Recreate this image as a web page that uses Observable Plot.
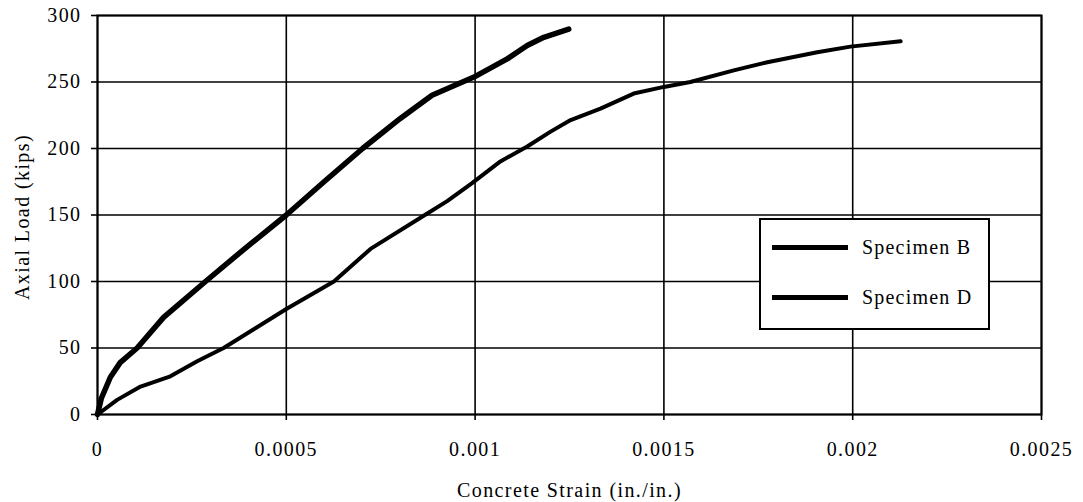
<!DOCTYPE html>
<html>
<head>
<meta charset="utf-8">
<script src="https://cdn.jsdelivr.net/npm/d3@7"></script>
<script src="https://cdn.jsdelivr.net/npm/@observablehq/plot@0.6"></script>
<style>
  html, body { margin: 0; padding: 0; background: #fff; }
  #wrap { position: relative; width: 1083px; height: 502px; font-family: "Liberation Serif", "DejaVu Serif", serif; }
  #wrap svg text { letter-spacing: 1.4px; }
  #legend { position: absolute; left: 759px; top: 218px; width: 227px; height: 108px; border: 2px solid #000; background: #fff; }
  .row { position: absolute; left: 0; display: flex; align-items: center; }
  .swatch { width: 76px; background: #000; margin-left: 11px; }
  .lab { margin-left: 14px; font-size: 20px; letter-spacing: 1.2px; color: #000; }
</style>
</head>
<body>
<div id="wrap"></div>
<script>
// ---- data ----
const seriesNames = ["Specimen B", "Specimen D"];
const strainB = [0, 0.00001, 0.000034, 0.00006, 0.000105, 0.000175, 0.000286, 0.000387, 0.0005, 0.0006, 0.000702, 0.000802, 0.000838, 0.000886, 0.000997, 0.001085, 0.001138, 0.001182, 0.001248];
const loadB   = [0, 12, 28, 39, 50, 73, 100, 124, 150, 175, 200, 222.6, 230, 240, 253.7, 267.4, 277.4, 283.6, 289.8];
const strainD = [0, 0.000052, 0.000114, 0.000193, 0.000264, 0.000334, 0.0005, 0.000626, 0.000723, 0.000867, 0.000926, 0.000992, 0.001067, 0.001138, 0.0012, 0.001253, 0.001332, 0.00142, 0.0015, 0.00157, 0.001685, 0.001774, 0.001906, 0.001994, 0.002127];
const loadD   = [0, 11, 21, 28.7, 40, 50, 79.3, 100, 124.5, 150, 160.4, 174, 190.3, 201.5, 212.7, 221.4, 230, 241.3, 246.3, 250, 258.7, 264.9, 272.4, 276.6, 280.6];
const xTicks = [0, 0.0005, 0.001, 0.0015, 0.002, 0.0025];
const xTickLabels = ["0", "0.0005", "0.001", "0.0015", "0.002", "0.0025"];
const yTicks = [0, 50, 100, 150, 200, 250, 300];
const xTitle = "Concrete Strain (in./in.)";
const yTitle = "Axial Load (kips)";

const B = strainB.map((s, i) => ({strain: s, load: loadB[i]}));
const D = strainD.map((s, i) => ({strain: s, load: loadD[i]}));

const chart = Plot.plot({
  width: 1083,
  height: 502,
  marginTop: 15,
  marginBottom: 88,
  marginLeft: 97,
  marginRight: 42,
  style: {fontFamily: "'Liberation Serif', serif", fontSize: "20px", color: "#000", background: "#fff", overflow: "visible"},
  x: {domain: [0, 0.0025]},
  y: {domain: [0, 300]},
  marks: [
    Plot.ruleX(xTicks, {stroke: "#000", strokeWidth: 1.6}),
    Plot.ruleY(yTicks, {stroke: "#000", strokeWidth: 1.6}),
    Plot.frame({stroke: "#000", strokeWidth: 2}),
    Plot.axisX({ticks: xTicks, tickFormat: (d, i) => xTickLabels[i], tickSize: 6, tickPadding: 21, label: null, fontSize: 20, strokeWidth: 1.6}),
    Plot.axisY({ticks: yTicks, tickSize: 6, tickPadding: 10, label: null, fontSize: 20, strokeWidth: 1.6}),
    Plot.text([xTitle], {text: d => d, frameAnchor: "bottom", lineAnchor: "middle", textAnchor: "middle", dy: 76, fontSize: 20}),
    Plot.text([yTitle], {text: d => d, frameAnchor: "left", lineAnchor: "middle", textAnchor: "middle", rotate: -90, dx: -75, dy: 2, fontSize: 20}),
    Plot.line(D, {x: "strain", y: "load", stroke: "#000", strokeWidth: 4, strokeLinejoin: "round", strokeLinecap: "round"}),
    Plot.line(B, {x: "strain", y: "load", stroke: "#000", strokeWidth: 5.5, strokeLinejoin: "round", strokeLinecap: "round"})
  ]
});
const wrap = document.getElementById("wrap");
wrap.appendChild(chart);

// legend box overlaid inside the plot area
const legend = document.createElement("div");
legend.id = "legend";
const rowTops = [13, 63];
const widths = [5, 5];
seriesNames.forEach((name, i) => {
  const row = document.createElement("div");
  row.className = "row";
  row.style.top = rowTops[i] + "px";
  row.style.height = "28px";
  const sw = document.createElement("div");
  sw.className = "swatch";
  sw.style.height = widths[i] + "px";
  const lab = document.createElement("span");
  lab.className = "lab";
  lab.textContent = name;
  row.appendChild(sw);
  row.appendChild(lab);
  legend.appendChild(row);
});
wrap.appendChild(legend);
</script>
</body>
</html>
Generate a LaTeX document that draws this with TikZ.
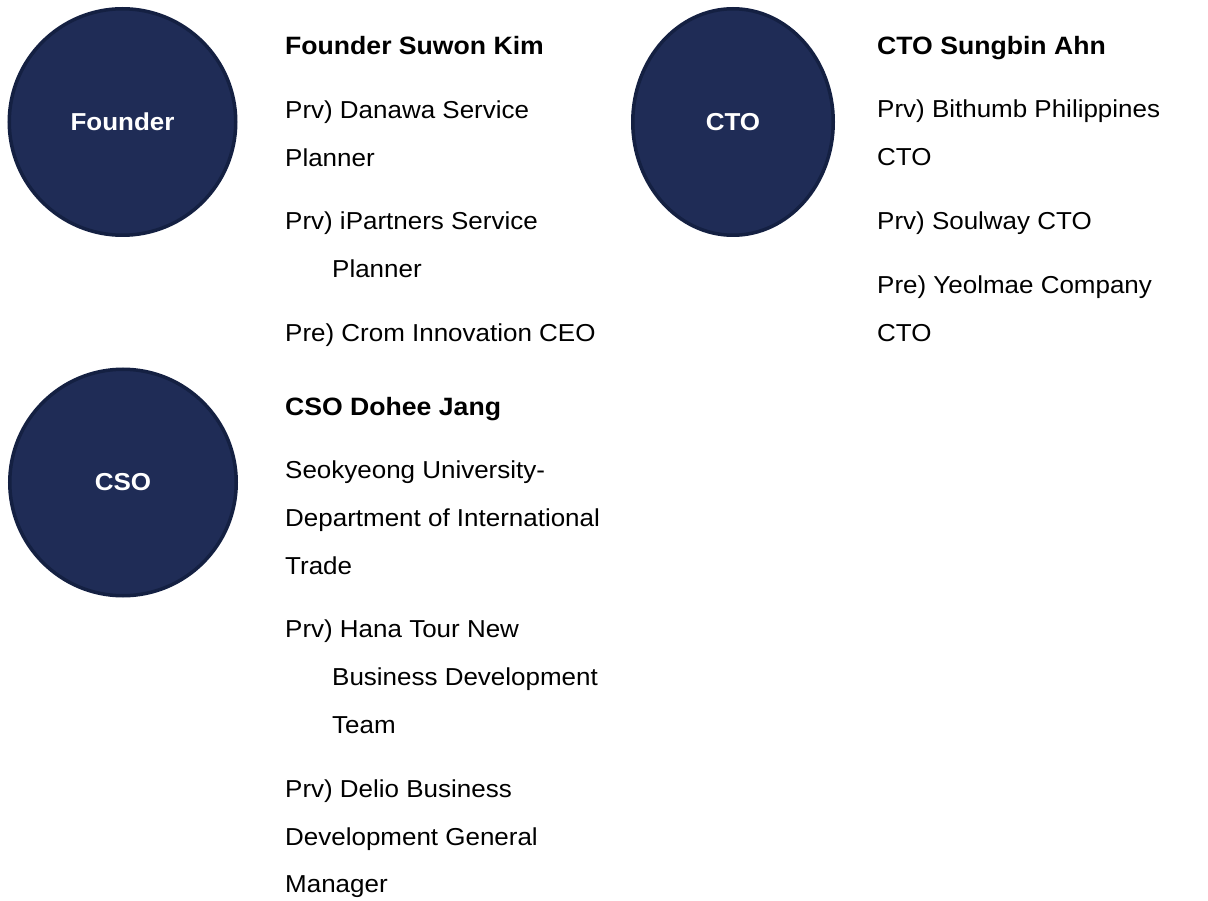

----------

**Aim of the exercise:**
Repeat the listing in full and exactly. Leave any pictures out.

**Output of the exercise:**
Recreate this image as a web page that uses Observable Plot.
<!DOCTYPE html>
<html>
<head>
<meta charset="utf-8">
<script src="https://cdn.jsdelivr.net/npm/d3@7"></script>
<script src="https://cdn.jsdelivr.net/npm/@observablehq/plot@0.6"></script>
<style>
  html, body { margin: 0; padding: 0; background: #fff; }
  #wrap { position: relative; width: 1083px; height: 502px; font-family: "Liberation Serif", "DejaVu Serif", serif; }
  #wrap svg text { letter-spacing: 1.4px; }
  #legend { position: absolute; left: 759px; top: 218px; width: 227px; height: 108px; border: 2px solid #000; background: #fff; }
  .row { position: absolute; left: 0; display: flex; align-items: center; }
  .swatch { width: 76px; background: #000; margin-left: 11px; }
  .lab { margin-left: 14px; font-size: 20px; letter-spacing: 1.2px; color: #000; }
</style>
</head>
<body>
<div id="wrap"></div>
<script>
// ---- data ----
const seriesNames = ["Specimen B", "Specimen D"];
const strainB = [0, 0.00001, 0.000034, 0.00006, 0.000105, 0.000175, 0.000286, 0.000387, 0.0005, 0.0006, 0.000702, 0.000802, 0.000838, 0.000886, 0.000997, 0.001085, 0.001138, 0.001182, 0.001248];
const loadB   = [0, 12, 28, 39, 50, 73, 100, 124, 150, 175, 200, 222.6, 230, 240, 253.7, 267.4, 277.4, 283.6, 289.8];
const strainD = [0, 0.000052, 0.000114, 0.000193, 0.000264, 0.000334, 0.0005, 0.000626, 0.000723, 0.000867, 0.000926, 0.000992, 0.001067, 0.001138, 0.0012, 0.001253, 0.001332, 0.00142, 0.0015, 0.00157, 0.001685, 0.001774, 0.001906, 0.001994, 0.002127];
const loadD   = [0, 11, 21, 28.7, 40, 50, 79.3, 100, 124.5, 150, 160.4, 174, 190.3, 201.5, 212.7, 221.4, 230, 241.3, 246.3, 250, 258.7, 264.9, 272.4, 276.6, 280.6];
const xTicks = [0, 0.0005, 0.001, 0.0015, 0.002, 0.0025];
const xTickLabels = ["0", "0.0005", "0.001", "0.0015", "0.002", "0.0025"];
const yTicks = [0, 50, 100, 150, 200, 250, 300];
const xTitle = "Concrete Strain (in./in.)";
const yTitle = "Axial Load (kips)";

const B = strainB.map((s, i) => ({strain: s, load: loadB[i]}));
const D = strainD.map((s, i) => ({strain: s, load: loadD[i]}));

const chart = Plot.plot({
  width: 1083,
  height: 502,
  marginTop: 15,
  marginBottom: 88,
  marginLeft: 97,
  marginRight: 42,
  style: {fontFamily: "'Liberation Serif', serif", fontSize: "20px", color: "#000", background: "#fff", overflow: "visible"},
  x: {domain: [0, 0.0025]},
  y: {domain: [0, 300]},
  marks: [
    Plot.ruleX(xTicks, {stroke: "#000", strokeWidth: 1.6}),
    Plot.ruleY(yTicks, {stroke: "#000", strokeWidth: 1.6}),
    Plot.frame({stroke: "#000", strokeWidth: 2}),
    Plot.axisX({ticks: xTicks, tickFormat: (d, i) => xTickLabels[i], tickSize: 6, tickPadding: 21, label: null, fontSize: 20, strokeWidth: 1.6}),
    Plot.axisY({ticks: yTicks, tickSize: 6, tickPadding: 10, label: null, fontSize: 20, strokeWidth: 1.6}),
    Plot.text([xTitle], {text: d => d, frameAnchor: "bottom", lineAnchor: "middle", textAnchor: "middle", dy: 76, fontSize: 20}),
    Plot.text([yTitle], {text: d => d, frameAnchor: "left", lineAnchor: "middle", textAnchor: "middle", rotate: -90, dx: -75, dy: 2, fontSize: 20}),
    Plot.line(D, {x: "strain", y: "load", stroke: "#000", strokeWidth: 4, strokeLinejoin: "round", strokeLinecap: "round"}),
    Plot.line(B, {x: "strain", y: "load", stroke: "#000", strokeWidth: 5.5, strokeLinejoin: "round", strokeLinecap: "round"})
  ]
});
const wrap = document.getElementById("wrap");
wrap.appendChild(chart);

// legend box overlaid inside the plot area
const legend = document.createElement("div");
legend.id = "legend";
const rowTops = [13, 63];
const widths = [5, 5];
seriesNames.forEach((name, i) => {
  const row = document.createElement("div");
  row.className = "row";
  row.style.top = rowTops[i] + "px";
  row.style.height = "28px";
  const sw = document.createElement("div");
  sw.className = "swatch";
  sw.style.height = widths[i] + "px";
  const lab = document.createElement("span");
  lab.className = "lab";
  lab.textContent = name;
  row.appendChild(sw);
  row.appendChild(lab);
  legend.appendChild(row);
});
wrap.appendChild(legend);
</script>
</body>
</html>
Generate a LaTeX document that draws this with TikZ.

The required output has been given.